10/2008 RVCC's HIV Project Hosts Community Health Fair
RVCC’s HIV Project hosted a community health fair at their 207 Elm Street site. The event was held on Tuesday, October 14, 2008 in recognition of National Latino AIDS Awareness Day from 10AM -2PM. October 15 is National Latino AIDS Awareness Day (NLAAD). The day marks an opportunity to increase awareness of the devastating and disproportionate effects of AIDS in the Latino community. NLAAD is also a day to encourage HIV testing and gain support from public officials and religious leaders. More than 40% of Holyoke’s population is Latino. According to recent Massachusetts HIV/AIDS Surveillance Program report, Holyoke has the 2nd highest rate in the Commonwealth.
Hispanics/Latinos represent only 15% of the total U.S. population but make up 18% of new HIV infections. Among Latinos, men make up the vast majority of new HIV infections (76%), but Latino women are also at disproportionate risk for HIV. They are infected with HIV at a rate four times greater than white women.
The event was planned to create a forum for Holyoke residents highlighting the realities of HIV in Holyoke. As with events all around the country, RVCC’s health fair was planned and organized by a coalition of community-based agencies, residents, consumers, peers and RVCC staff. Over eleven local agencies participated by having staff and materials available to answer questions and provide HIV education. The Mobile Health Initiative Testing Van owned and operated by Tapestry Health Systems was parked on the grounds and tested over twenty-five individuals using the rapid testing method; test results are known within 30 minutes.

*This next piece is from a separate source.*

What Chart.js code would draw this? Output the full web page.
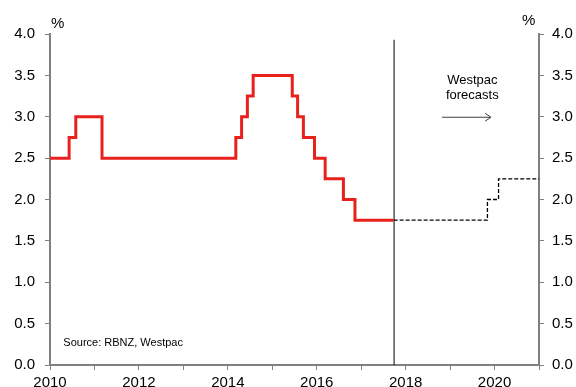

Gently used clothing was donated by The Survivor Center of Indian Orchard for those in need. A hot lunch was provided thanks to consumers and residents of the surrounding neighborhood. Local area businesses including The Apothecary, Frank’s Check Cashing, Tony’s Barber Shop and Insavia of Springfield and Bacon and Wilson of Northampton donated services by providing gift certificates for raffle prizes. Their generosity, dedication and commitment to the community helped make the event a great success.
In addition to clowns and face painting, an art exhibit displaying the works of local residents and consumers drew much attention. The exhibit had representation from all disciplines including painting, poetry, hand crafts, jewelry, pottery and photography. As a special part of the art exhibit, there was a tree decorated with personal quotes from attendees expressing their personal growth, hopes and dreams.
One woman who read poetry she had written said she came, “to learn about different things I don’t already know about my health.” Another individual disclose he was HIV+ and said, “I’m here because I need to be. It is good to educate the community about HIV and HepC.”